Wyner-Ziv coding, named after
[1], consists of lossy source coding with decoder side information. More
precisely, the source data X is encoded with a rate constraint, and
decoded with a certain distortion, using some side information Y available
at the decoder only. Although the values Y takes on are not available at
the encoder, the statistical dependence between X and Y is know, and
exploited when designing the entire system. Information-theoretical
studies suggest that the compression efficiency achieved can be similar to
the case in which the side information Y is available at the encoder as
well. In fact, in the lossless case, known as Slepian-Wolf coding, the
rate in both cases is equal to H(X|Y) [2].
Despite the recent theoretical
and experimental effort made to build practical Wyner-Ziv coders [3,4],
there is a fundamental problem still unsolved. Motion compensation lead to
a substantial improvement in video coding, but also increased the
complexity of video encoders. If a low-complexity encoder is desired, we
face the challenge of designing a Wyner-Ziv video coder where the motion
compensation is almost entirely carried out at the decoder. This is
theoretically possible if one thinks of the source data as the current
frame and of the side information as the previously reconstructed frames.
The following project topics are
based on ideas of the IVMS group to solve the problem of practical
Wyner-Ziv motion compensation.
|
| Contact |
David
Rebollo-Monedero (also Anne
Aaron and Shantanu Rane)
|
| Topics |
1.
Wyner-Ziv Video Coding with Increasingly Accurate Motion-Compensated Side
Information
The current frame is divided into
blocks, each of which undergoes some transformation, and a scan order is
defined on groups of the resulting coefficients.
Initially, the previously
reconstructed frames without motion compensation or with motion
compensation based on previous motion vector fields are used to estimate
the first group of transform coefficients. Using this estimate as side
information, the first group of transform coefficients is Wyner-Ziv coded.

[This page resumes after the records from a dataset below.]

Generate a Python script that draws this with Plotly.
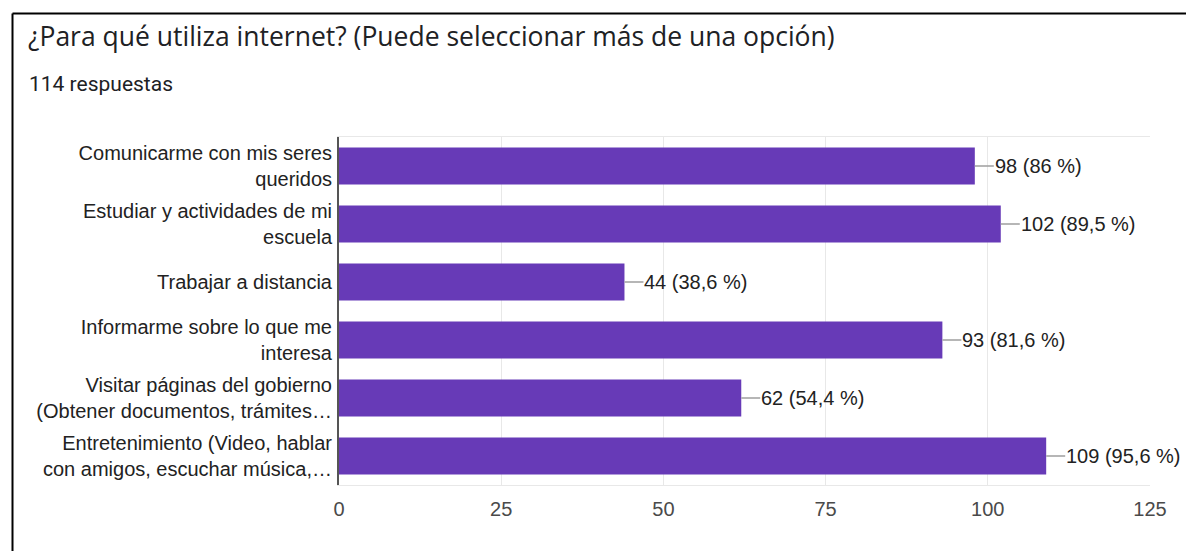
import plotly.graph_objects as go

# ── Data ──────────────────────────────────────────────────────────────────────
CATEGORIES = [
    "Comunicarme con mis seres<br>queridos",
    "Estudiar y actividades de mi<br>escuela",
    "Trabajar a distancia",
    "Informarme sobre lo que me<br>interesa",
    "Visitar páginas del gobierno<br>(Obtener documentos, trámites…",
    "Entretenimiento (Video, hablar<br>con amigos, escuchar música,…",
]
COUNTS = [98, 102, 44, 93, 62, 109]
PERCENTS = ["86", "89,5", "38,6", "81,6", "54,4", "95,6"]
X_TICKS = [0, 25, 50, 75, 100, 125]

TITLE = "¿Para qué utiliza internet? (Puede seleccionar más de una opción)"
SUBTITLE = "114 respuestas"

# ── Style ─────────────────────────────────────────────────────────────────────
C_BAR = "#673ab7"
C_TEXT = "#222222"
C_TICK = "#4a4a4a"
C_GRID = "#e8e8e8"
FONT = "Liberation Sans, Arial, sans-serif"

OFF = 8                      # page body margin around the figure div
W, H = 1194 - OFF, 551 - OFF
L, R, T, B = 339 - OFF, 44, 137 - OFF, 66
PW, PH = W - L - R, H - T - B

fig = go.Figure(go.Bar(
    x=COUNTS,
    y=CATEGORIES,
    orientation="h",
    width=0.64,
    marker=dict(color=C_BAR, line=dict(width=0)),
    hoverinfo="skip",
))

# value labels with a short grey leader line
for cat, n, p in zip(CATEGORIES, COUNTS, PERCENTS):
    fig.add_annotation(
        x=n, y=cat, xref="x", yref="y",
        text=f"{n} ({p} %)",
        showarrow=True, arrowhead=0, arrowwidth=1.5, arrowcolor="#9e9e9e",
        ax=19, ay=0, xanchor="left", yanchor="middle",
        font=dict(family=FONT, size=20, color=C_TEXT),
        standoff=0, startstandoff=0, borderpad=0,
    )

fig.add_annotation(
    text=SUBTITLE, xref="paper", yref="paper",
    x=(27 - OFF - L) / PW, y=(H - B - (84 - OFF)) / PH,
    xanchor="left", yanchor="middle",
    showarrow=False,
    font=dict(family="Roboto, sans-serif", size=21, color="#202124"),
)

# screenshot frame (top and left edges)
fx = (12.5 - OFF - L) / PW
fy = (H - B - (13.5 - OFF)) / PH
fig.add_shape(type="line", xref="paper", yref="paper", x0=fx, x1=(W - L) / PW + 0.01,
              y0=fy, y1=fy, line=dict(color="#000000", width=2))
fig.add_shape(type="line", xref="paper", yref="paper", x0=fx, x1=fx,
              y0=fy, y1=-B / PH - 0.01, line=dict(color="#000000", width=2))

fig.update_layout(
    width=W, height=H,
    paper_bgcolor="#ffffff",
    plot_bgcolor="#ffffff",
    margin=dict(l=L, r=R, t=T, b=B, pad=0),
    showlegend=False,
    bargap=0.36,
    title=dict(
        text=TITLE, xref="container", yref="container",
        x=(28 - OFF) / W, y=1 - (37 - OFF) / H, xanchor="left", yanchor="middle",
        font=dict(family="Open Sans, sans-serif", size=26.5, color="#202124"),
    ),
    xaxis=dict(
        range=[0, 125],
        tickvals=X_TICKS,
        showgrid=True, gridcolor=C_GRID, gridwidth=1,
        zeroline=False,
        showline=True, mirror=True, linecolor=C_GRID, linewidth=1,
        ticks="outside", ticklen=6, tickcolor="rgba(0,0,0,0)",
        tickfont=dict(family=FONT, size=20, color=C_TICK),
        fixedrange=True,
    ),
    yaxis=dict(
        autorange="reversed",
        showgrid=False,
        zeroline=False,
        showline=True, linecolor="#555555", linewidth=2,
        ticks="outside", ticklen=1, tickcolor="rgba(0,0,0,0)",
        tickfont=dict(family=FONT, size=20, color=C_TEXT),
        fixedrange=True,
    ),
)

fig.write_html("out.html")
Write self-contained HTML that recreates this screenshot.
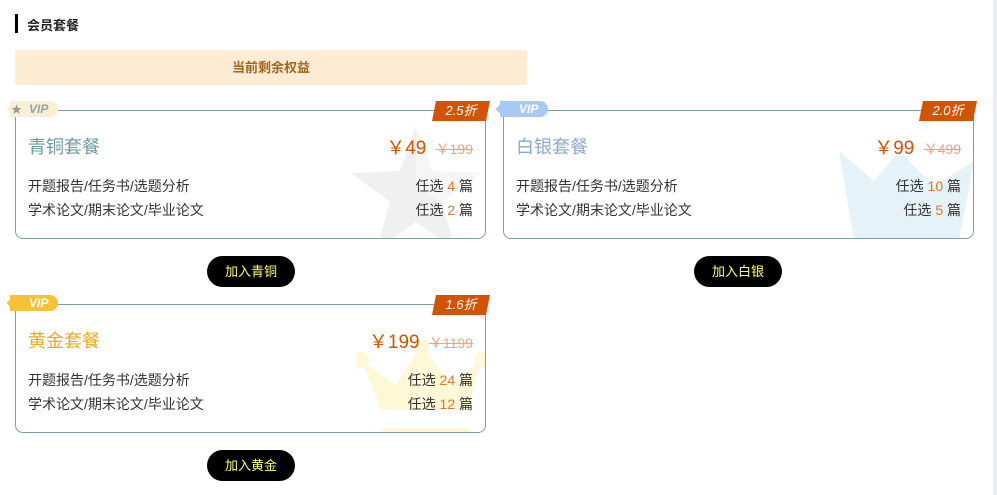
<!DOCTYPE html>
<html><head><meta charset="utf-8"><style>
*{margin:0;padding:0;box-sizing:border-box}
body{width:997px;height:495px;background:#fff;position:relative;overflow:hidden;font-family:"Liberation Sans","Noto Sans CJK SC",sans-serif;color:#333}
.a{position:absolute}
.card{position:absolute;width:471px;height:129px;border:1px solid #7c9ea3;border-radius:0 0 8px 8px;overflow:hidden}
.title{position:absolute;left:12px;top:22px;font-size:18px}
.price{position:absolute;right:12px;top:22px;font-size:19px;color:#d35400;white-space:nowrap}
.price s{font-size:14px;color:#eda27a;margin-left:4px}
.row{position:absolute;left:12px;right:12px;font-size:14px;color:#333;display:flex;justify-content:space-between}
.row b{font-weight:normal;color:#d9772e;font-size:14px}
.tag{position:absolute;width:58px;height:20px;background:#d35400;color:#fff;font-style:italic;font-size:13px;text-align:center;line-height:20px;clip-path:polygon(4px 0,100% 0,calc(100% - 4px) 100%,0 100%)}
.vip{position:absolute;height:16px;width:48px;border-radius:0 8px 8px 0;color:#fff;font-weight:bold;font-style:italic;font-size:12px;line-height:16px;padding-left:19px}
.btn{position:absolute;width:88px;height:31px;border-radius:16px;background:#000;color:#ffff66;font-size:13px;text-align:center;line-height:31px}
</style></head><body>
<div class="a" style="left:15px;top:14px;width:3px;height:19px;background:#000"></div>
<div class="a" style="left:27px;top:15px;font-size:13px;font-weight:bold;color:#222">会员套餐</div>
<div class="a" style="left:15px;top:50px;width:512px;height:35px;background:#fdebd3;border-radius:3px;text-align:center;line-height:35px;font-size:13px;font-weight:bold;color:#a0651f">当前剩余权益</div>
<div class="a" style="left:993px;top:0;width:4px;height:495px;background:#eceef2"></div>

<div class="card" style="left:15px;top:110px">
<svg class="a" style="left:330px;top:15px" width="140" height="120" viewBox="0 0 140 120"><polygon points="70,0 86,45 135,47 96,76 110,125 70,96 30,125 44,76 5,47 54,45" fill="#f0f0f0"/><polygon points="70,0 86,45 135,47 96,76 70,60" fill="#f6f6f6"/></svg>
<div class="title" style="color:#6f9aa0">青铜套餐</div>
<div class="price">￥49 <s>￥199</s></div>
<div class="row" style="top:65px"><span>开题报告/任务书/选题分析</span><span>任选 <b>4</b> 篇</span></div>
<div class="row" style="top:89px"><span>学术论文/期末论文/毕业论文</span><span>任选 <b>2</b> 篇</span></div>
</div>
<div class="vip" style="left:10px;top:101px;background:#fbeed6;color:#8aa5a8">VIP</div>
<div class="a" style="left:7px;top:101px;width:16px;height:16px;background:#fbeed6;transform:rotate(45deg) scale(.75);"></div>
<div class="a" style="left:11px;top:101px;font-size:11px;color:#999">★</div>
<div class="tag" style="left:432px;top:101px">2.5折</div>
<div class="btn" style="left:207px;top:256px">加入青铜</div>

<div class="card" style="left:503px;top:110px">
<svg class="a" style="left:335px;top:40px" width="135" height="90" viewBox="0 0 135 90"><polygon points="0,0 35,30 60,0 95,35 135,10 120,90 15,90" fill="#e5f3f8"/></svg>
<div class="title" style="color:#8aaad0">白银套餐</div>
<div class="price">￥99 <s>￥499</s></div>
<div class="row" style="top:65px"><span>开题报告/任务书/选题分析</span><span>任选 <b>10</b> 篇</span></div>
<div class="row" style="top:89px"><span>学术论文/期末论文/毕业论文</span><span>任选 <b>5</b> 篇</span></div>
</div>
<div class="vip" style="left:500px;top:101px;background:#a9c8f2">VIP</div>
<div class="a" style="left:496px;top:101px;width:16px;height:16px;background:#a9c8f2;transform:rotate(45deg) scale(.75)"></div>
<div class="tag" style="left:919px;top:101px">2.0折</div>
<div class="btn" style="left:694px;top:256px">加入白银</div>

<div class="card" style="left:15px;top:304px">
<svg class="a" style="left:340px;top:35px" width="131" height="95" viewBox="0 0 131 95"><polygon points="5,20 40,45 65,5 95,45 125,20 112,70 25,70" fill="#fff8d6"/><circle cx="65" cy="5" r="8" fill="#fff8d6"/><circle cx="5" cy="20" r="8" fill="#fff8d6"/><circle cx="126" cy="20" r="8" fill="#fff8d6"/><rect x="25" y="88" width="90" height="10" rx="4" fill="#fff8d6"/></svg>
<div class="title" style="color:#e9a825">黄金套餐</div>
<div class="price">￥199 <s>￥1199</s></div>
<div class="row" style="top:65px"><span>开题报告/任务书/选题分析</span><span>任选 <b>24</b> 篇</span></div>
<div class="row" style="top:89px"><span>学术论文/期末论文/毕业论文</span><span>任选 <b>12</b> 篇</span></div>
</div>
<div class="vip" style="left:10px;top:295px;background:#f7c136">VIP</div>
<div class="a" style="left:7px;top:295px;width:16px;height:16px;background:#f7c136;transform:rotate(45deg) scale(.75)"></div>
<div class="tag" style="left:432px;top:295px">1.6折</div>
<div class="btn" style="left:207px;top:450px">加入黄金</div>
</body></html>
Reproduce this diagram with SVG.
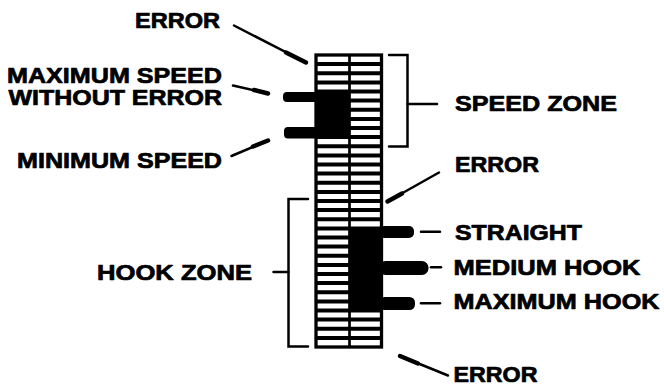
<svg xmlns="http://www.w3.org/2000/svg" width="664" height="386" viewBox="0 0 664 386">
<style>
  .lbl { font-family: "Liberation Sans", Arial, sans-serif; font-weight: bold; font-size: 21.5px; fill: #000; stroke: #000; stroke-width: 0.7; stroke-linejoin: round; }
  .ln { stroke: #000; stroke-width: 2.5; fill: none; stroke-linecap: round; }
  .tip { stroke: #000; stroke-width: 4.5; fill: none; stroke-linecap: round; }
  .rung { stroke: #000; stroke-width: 4; }
  .blk { fill: #000; }
</style>
<rect width="664" height="386" fill="#fff"/>

<g id="column">
  <rect x="316" y="55" width="65.5" height="292" fill="#fff" stroke="#000" stroke-width="3.3"/>
  <line x1="349.5" y1="55" x2="349.5" y2="347" stroke="#000" stroke-width="2.7"/>
  <g id="rungs">
    <line class="rung" x1="316" x2="381.5" y1="64.1" y2="64.1"/>
    <line class="rung" x1="316" x2="381.5" y1="73.3" y2="73.3"/>
    <line class="rung" x1="316" x2="381.5" y1="82.4" y2="82.4"/>
    <line class="rung" x1="316" x2="381.5" y1="91.5" y2="91.5"/>
    <line class="rung" x1="316" x2="381.5" y1="100.6" y2="100.6"/>
    <line class="rung" x1="316" x2="381.5" y1="109.8" y2="109.8"/>
    <line class="rung" x1="316" x2="381.5" y1="118.9" y2="118.9"/>
    <line class="rung" x1="316" x2="381.5" y1="128.0" y2="128.0"/>
    <line class="rung" x1="316" x2="381.5" y1="137.1" y2="137.1"/>
    <line class="rung" x1="316" x2="381.5" y1="146.3" y2="146.3"/>
    <line class="rung" x1="316" x2="381.5" y1="155.4" y2="155.4"/>
    <line class="rung" x1="316" x2="381.5" y1="164.5" y2="164.5"/>
    <line class="rung" x1="316" x2="381.5" y1="173.6" y2="173.6"/>
    <line class="rung" x1="316" x2="381.5" y1="182.8" y2="182.8"/>
    <line class="rung" x1="316" x2="381.5" y1="191.9" y2="191.9"/>
    <line class="rung" x1="316" x2="381.5" y1="201.0" y2="201.0"/>
    <line class="rung" x1="316" x2="381.5" y1="210.1" y2="210.1"/>
    <line class="rung" x1="316" x2="381.5" y1="219.3" y2="219.3"/>
    <line class="rung" x1="316" x2="381.5" y1="228.4" y2="228.4"/>
    <line class="rung" x1="316" x2="381.5" y1="237.5" y2="237.5"/>
    <line class="rung" x1="316" x2="381.5" y1="246.6" y2="246.6"/>
    <line class="rung" x1="316" x2="381.5" y1="255.8" y2="255.8"/>
    <line class="rung" x1="316" x2="381.5" y1="264.9" y2="264.9"/>
    <line class="rung" x1="316" x2="381.5" y1="274.0" y2="274.0"/>
    <line class="rung" x1="316" x2="381.5" y1="283.1" y2="283.1"/>
    <line class="rung" x1="316" x2="381.5" y1="292.3" y2="292.3"/>
    <line class="rung" x1="316" x2="381.5" y1="301.4" y2="301.4"/>
    <line class="rung" x1="316" x2="381.5" y1="310.5" y2="310.5"/>
    <line class="rung" x1="316" x2="381.5" y1="319.6" y2="319.6"/>
    <line class="rung" x1="316" x2="381.5" y1="328.8" y2="328.8"/>
    <line class="rung" x1="316" x2="381.5" y1="337.9" y2="337.9"/>
  </g>
</g>

<g id="speed-block">
  <rect class="blk" x="316" y="90" width="33.5" height="49"/>
  <rect class="blk" x="283" y="92" width="36" height="10" rx="4"/>
  <rect class="blk" x="284" y="127" width="35" height="11.5" rx="4"/>
</g>

<g id="hook-block">
  <rect class="blk" x="349.5" y="227" width="32" height="83"/>
  <rect class="blk" x="379" y="226" width="35" height="12" rx="5"/>
  <rect class="blk" x="379" y="261" width="49.5" height="14" rx="6.5"/>
  <rect class="blk" x="379" y="297" width="36" height="13" rx="5.5"/>
</g>

<g id="connectors">
  <line class="ln" x1="234" y1="25.5" x2="306" y2="62.5"/>
  <line class="tip" x1="286" y1="52.5" x2="306" y2="62.5"/>
  <line class="ln" x1="233" y1="85.5" x2="268" y2="93.5"/>
  <line class="tip" x1="254" y1="90" x2="268" y2="93.5"/>
  <line class="ln" x1="231.5" y1="156" x2="268" y2="140.5"/>
  <line class="tip" x1="253" y1="146.5" x2="268" y2="140.5"/>
  <line class="ln" x1="439" y1="172.5" x2="387.5" y2="201.5"/>
  <line class="tip" x1="402" y1="193.5" x2="387.5" y2="201.5"/>
  <line class="ln" x1="400" y1="356" x2="448" y2="375.5"/>
  <line class="tip" x1="400" y1="356" x2="418" y2="363.5"/>
  <line class="ln" x1="421" y1="231.7" x2="440" y2="231.7"/>
  <line class="ln" x1="431" y1="267.3" x2="441" y2="267.3"/>
  <line class="ln" x1="421" y1="303.3" x2="440" y2="303.3"/>
</g>

<g id="speed-zone-bracket">
  <polyline class="ln" points="389,55 407.5,55 407.5,146.5 389,146.5"/>
  <line class="ln" x1="407.5" y1="104" x2="437" y2="104"/>
</g>

<g id="hook-zone-bracket">
  <polyline class="ln" points="308,199 288.5,199 288.5,346.5 308,346.5"/>
  <line class="ln" x1="273.5" y1="272" x2="288.5" y2="272"/>
</g>

<g id="label-error-top"><text class="lbl" x="135" y="28" textLength="85" lengthAdjust="spacingAndGlyphs">ERROR</text></g>
<g id="label-max-speed">
  <text class="lbl"><tspan x="7" y="82.7" textLength="215" lengthAdjust="spacingAndGlyphs">MAXIMUM SPEED</tspan><tspan x="8.5" y="105" textLength="213.5" lengthAdjust="spacingAndGlyphs">WITHOUT ERROR</tspan></text>
</g>
<g id="label-min-speed"><text class="lbl" x="17" y="168.3" textLength="205" lengthAdjust="spacingAndGlyphs">MINIMUM SPEED</text></g>
<g id="label-speed-zone"><text class="lbl" x="455" y="111" textLength="162" lengthAdjust="spacingAndGlyphs">SPEED ZONE</text></g>
<g id="label-error-mid"><text class="lbl" x="455" y="171.7" textLength="84" lengthAdjust="spacingAndGlyphs">ERROR</text></g>
<g id="label-straight"><text class="lbl" x="455" y="240" textLength="127" lengthAdjust="spacingAndGlyphs">STRAIGHT</text></g>
<g id="label-medium-hook"><text class="lbl" x="453.5" y="275" textLength="187" lengthAdjust="spacingAndGlyphs">MEDIUM HOOK</text></g>
<g id="label-maximum-hook"><text class="lbl" x="453.5" y="309.3" textLength="206" lengthAdjust="spacingAndGlyphs">MAXIMUM HOOK</text></g>
<g id="label-error-bottom"><text class="lbl" x="453.5" y="381.5" textLength="84" lengthAdjust="spacingAndGlyphs">ERROR</text></g>
<g id="label-hook-zone"><text class="lbl" x="97" y="280" textLength="155" lengthAdjust="spacingAndGlyphs">HOOK ZONE</text></g>
</svg>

At the decoder, this coarse reconstruction is used to obtain more accurate
motion estimation and motion-compensated side information. Successive
groups of transform coefficients are coded with more and more accurate
side information, obtained with some motion estimation technique based on
intermediate reconstructions and previous motion vectors. At the last
stages, a rather fine reconstruction of the current block is available and
advanced motion-compensation techniques such as subpixel resolution or
variable block sizes are possible.
[3] suggests the use of the DCT
as blockwise transform. As for the scan order, the conventional zigzag
scan seems reasonable, provided that high frequencies are more susceptible
to accurate motion compensation that low frequencies. The maximum number
of stages, equal to the number of DCT coefficients, would lead to the best
performance but also the highest decoder complexity. Also, at the first stage, or even at each stage,
some additional information can be sent to help the decoder perform the
motion estimation (see 'hash' in note below).
The objective of the
project is the implementation of a Wyner-Ziv video coder based on this
idea, and compare it to other distributed and nondistributed schemes.
Note:
The formulation above is in fact pretty general. For instance, it
would also include a two-stage coding setting using pixel-domain block
subsampling for motion-compensation followed by DCT. In this case, the
transform is linear, and represented by a matrix composed by a few
canonical basis vectors and also the DCT vectors, which gives an
overcomplete representation of the source data. There are two coefficient
groups only. The role of the first group consists of providing some type
of message digest or ‘hash’ to make motion compensation for the second
group at the decoder possible. More complicated ‘hashes’ can be used,
possibly nonlinear. Subsampling in the pixel, frequency or bit domain are possible. In fact, this is one of the lines of research of the
group, proposed by Prof. Girod.
2.
Motion Compensation for Wyner-Ziv Video Coding
A generalization of Wyner-Ziv coding
is Wyner-Ziv coding of noisy sources, in which the observed data Z to
encode and the target data X to be reconstructed are different random
variables, possibly in different alphabets. In this case, X is the motion
of a block in the current frame, which is not known at the encoder, Z is
the block itself, and Y is the previously reconstructed frame. How much
information about Z do we need to transmit if we are only interested in
recovering X only? At a second coding stage, X shall be used to
motion-compensate Y and recover Z with very small rate, hopefully small
enough to make up for the coding of the motion vector.
The
objective of the project is to study the problem of Wyner-Ziv
coding of the motion vectors only, theoretically or practically, in terms
of rate and distortion. The second problem, namely the second stage of the
Wyner-Ziv coding, is not a primary objective.
|
| References |
[1] A. D. Wyner, J. Ziv, “The
rate-distortion function for source coding with side information at the
decoder,” IEEE Trans. Inform. Theory, vo. IT-22, Jan. 1976.
[2] J. D.
Slepian and J. K. Wolf, “Noiseless coding of correlated information
sources,” IEEE Trans. Inform. Theory, vol. IT-19, pp. 471–480, Jul.
1973.
[3] D. Rebollo-Monedero, A. Aaron and
B. Girod, "Transforms for High-Rate Distributed Source Coding,"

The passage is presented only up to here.